Often, we are tempted to look at the youth and scoff at their use of social media. Like the passage in the Bible though, we may be trying to take the splinter out of our neighbor’s eye, without noticing the log in our own eye. Our speaker, however, was in no way going to let us blame others for this new cause of depression in our world, because it is not just the youth.
“I’ve never found the end of Facebook,” he said, in reference to the endless scrolling down on our news page that is easy to get sucked into. We all laughed when he said this, as this statement is very true. We get on our phones or other sources of media, just for a few minutes only to discover an hour later how we just kept scrolling and scrolling, engulfed in the next new thing.
The struggle doesn’t end with social media. That was only part of the graph he revealed as he discussed screen use not only with teens, but with kids as young as eight years old being exposed to as much as six hours a day of screens and media. Before we startle at this statistic, it is important that we first look internally.
I used to love to play video games as an escape from the world. Now don’t get me wrong, video games, like many forms of media, aren’t bad in and of themselves. For some people, video games are a means to help their mental health, not deter it. For myself, this wasn’t the case. After a game from my childhood was rereleased, I beat it in just one week! Like many of us when it comes to technology use, I lost track of time. Every night I came home from work and played. I was no longer doing the other things I loved or even noticing my sister when she walked in the door at night.
The unique thing about video games is that they measure the amount of time you spend playing them. I could see how in a weeks time I had played for almost twenty hours! That floored me. I couldn’t help but think of everything else I could have been doing with my time. The prayer time that seemed difficult to add into my day, the gifts I wanted to crochet for my family, the books I seemed to never have time to read...there it was in black and white where all my time had gone.
TV, phone apps, and other forms of media or “screen time” often do not track the hours spent staring at a screen. And yet when I saw the numbers in black and white I knew I had to put an end to it, which for me meant selling the game, because I knew it would only be a temptation in my house. Now, this doesn’t mean we are all called to go home and sell everything with a screen.
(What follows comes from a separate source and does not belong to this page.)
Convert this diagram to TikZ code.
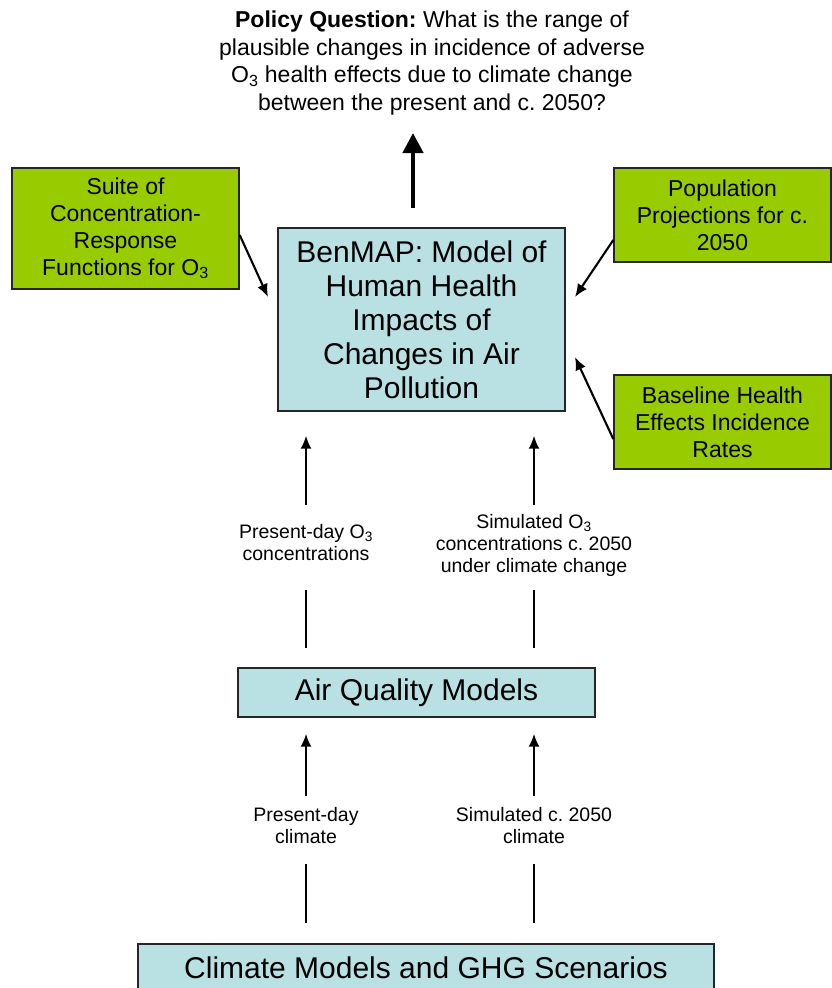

There is so much good in technology. There are faith apps, support groups on Facebook, and ways to video chat with our family from all over the world! We should never criticize something due to the bad it may bring. What we should do is hold ourselves accountable and strive to discipline ourselves so that we are masters and not slaves to our phones, social media, and other screens in our lives.
After all, it isn’t just the youth that can become sucked into technology; they learn from us. They see if they are worth our time as to whether we even look up from our computers or phones to look at them when they speak to us. They learn from what they see on phones, computers, and TV shows if we do not monitor them. They see what we watch, even in the background. They see if we are giving the primacy of our time to God and others or to our screens. They see us, but do we see ourselves?
It is a difficult struggle to balance the good and the bad of all that we are offered in the world today, but this struggle begins with us. As Spiderman is well known for saying, “With great power comes great responsibility.” Social media can lead to community or separation. It can lead to family time or family distance. How are you using this power? Are you being a faithful steward to God, your family, and to yourself? You and I can make a difference. It all begins with us.